Célia considera que uma das consequências da tentativa das crianças e adolescentes conciliarem trabalho e estudo na quebra da castanha é o alto índice de analfabetismo nos locais onde a atividade é exercida. “Há muitos prejuízos ao desenvolvimento intelectual, porque grande parte deles passa o dia inteiro no trabalho e estuda à noite. A escola se torna um momento de descanso ao invés de um ambiente de aprendizado”.
Afastamento
Após a constatação da ocorrência de trabalho infantil, o Grupo de Combate ao Trabalho Infantil da Superintendência Regional do Trabalho e Emprego do Rio Grande do Norte – SRTE/RN fez um levantamento de dados e das principais necessidades das famílias ouvidas. Depois, encaminhou Termos de Afastamento de Trabalho ao Conselho Tutelar do município de João Câmara, ao Ministério Público Estadual e à Secretaria Municipal de Ação Social. Também entregou Termos de Providência para as necessidades das famílias ouvidas durante a ação aos mesmos órgãos.
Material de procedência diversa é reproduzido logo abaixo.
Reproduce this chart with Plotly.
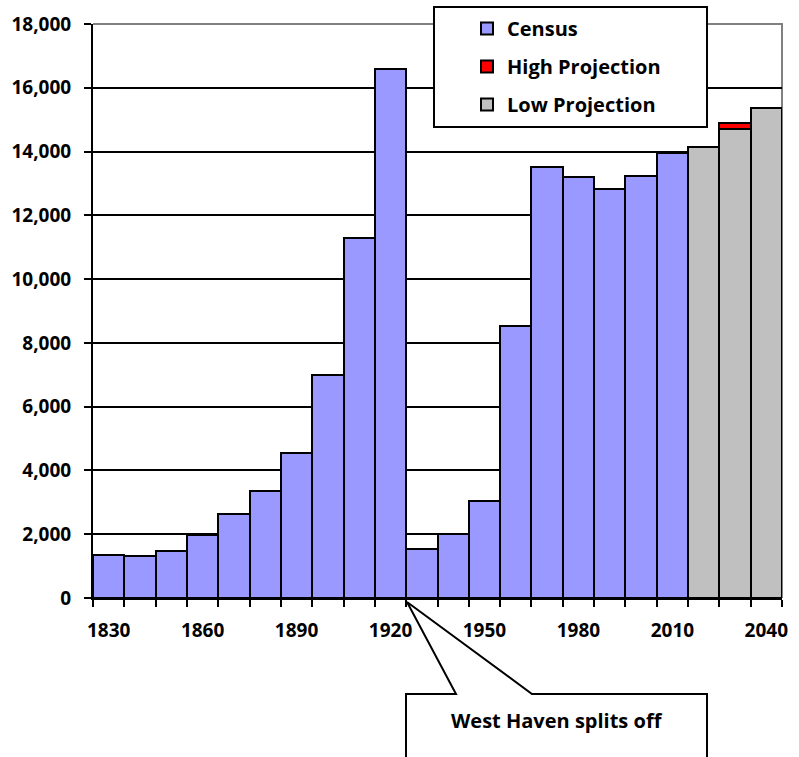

Até o dia 12 de junho, o Grupo vai tomar outras providências, e no dia 11, será realizada uma mesa redonda na Procuradoria Regional do Trabalho, em Natal, para tratar da situação das crianças envolvidas na quebra da castanha em João Câmara. A secretária municipal de Ação Social, Redivan Rodrigues, e o prefeito, Ariosvaldo Targino de Araújo, já foram convidados.
*Nomes fictícios para preservar o anonimato dos entrevistados.